Namun, di sisi lain, Sutopo juga menyoroti adanya penguatan rupiah di pasar spot yang tidak dapat diabaikan. Fenomena ini, lanjutnya, mengindikasikan hadirnya sentimen positif yang mungkin dipicu oleh meredanya ketegangan geopolitik di tingkat global serta peningkatan aliran modal asing yang masuk ke Indonesia. “Kombinasi faktor-faktor ini menciptakan volatilitas kecil namun tetap menunjukkan daya tahan rupiah,” jelas Sutopo, menekankan kemampuan rupiah untuk beradaptasi di tengah dinamika pasar.

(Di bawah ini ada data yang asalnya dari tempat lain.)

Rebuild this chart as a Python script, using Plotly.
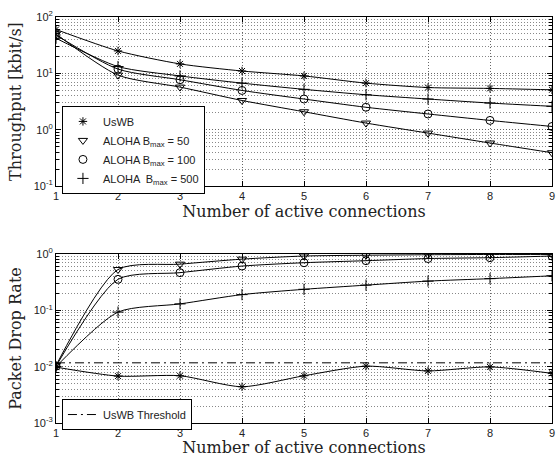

Proyeksi Rupiah ke Depan: Menanti Sentimen dan Data Ekonomi
Mengakhiri analisisnya, Sutopo Widodo memperkirakan bahwa pergerakan “mata uang Garuda” pada Kamis, 10 Juli, akan sangat bergantung pada rilis data ekonomi krusial. Rupiah berpotensi menguat jika data pertumbuhan ekonomi domestik menunjukkan hasil positif dan sentimen *risk-on* di pasar global terus mendominasi. Sebaliknya, rupiah bisa kembali berada di bawah tekanan apabila ada kabar negatif dari kondisi ekonomi Amerika Serikat atau peningkatan ketidakpastian geopolitik yang kembali memanas.
Untuk perdagangan esok hari, Sutopo memproyeksikan rupiah akan bergerak menguat tipis, diperdagangkan di kisaran Rp 16.200 hingga Rp 16.350 per dolar AS. Senada namun dengan pandangan yang sedikit berbeda, Ibrahim Assuaibi justru memperkirakan rupiah akan kembali melemah. Menurutnya, kurs rupiah kemungkinan besar akan berada di rentang Rp 16.240 hingga Rp 16.300 per dolar AS pada Kamis, 10 Juli. Perbedaan prediksi ini menyoroti kompleksitas faktor yang memengaruhi pergerakan nilai tukar rupiah di tengah dinamika pasar global dan sentimen domestik.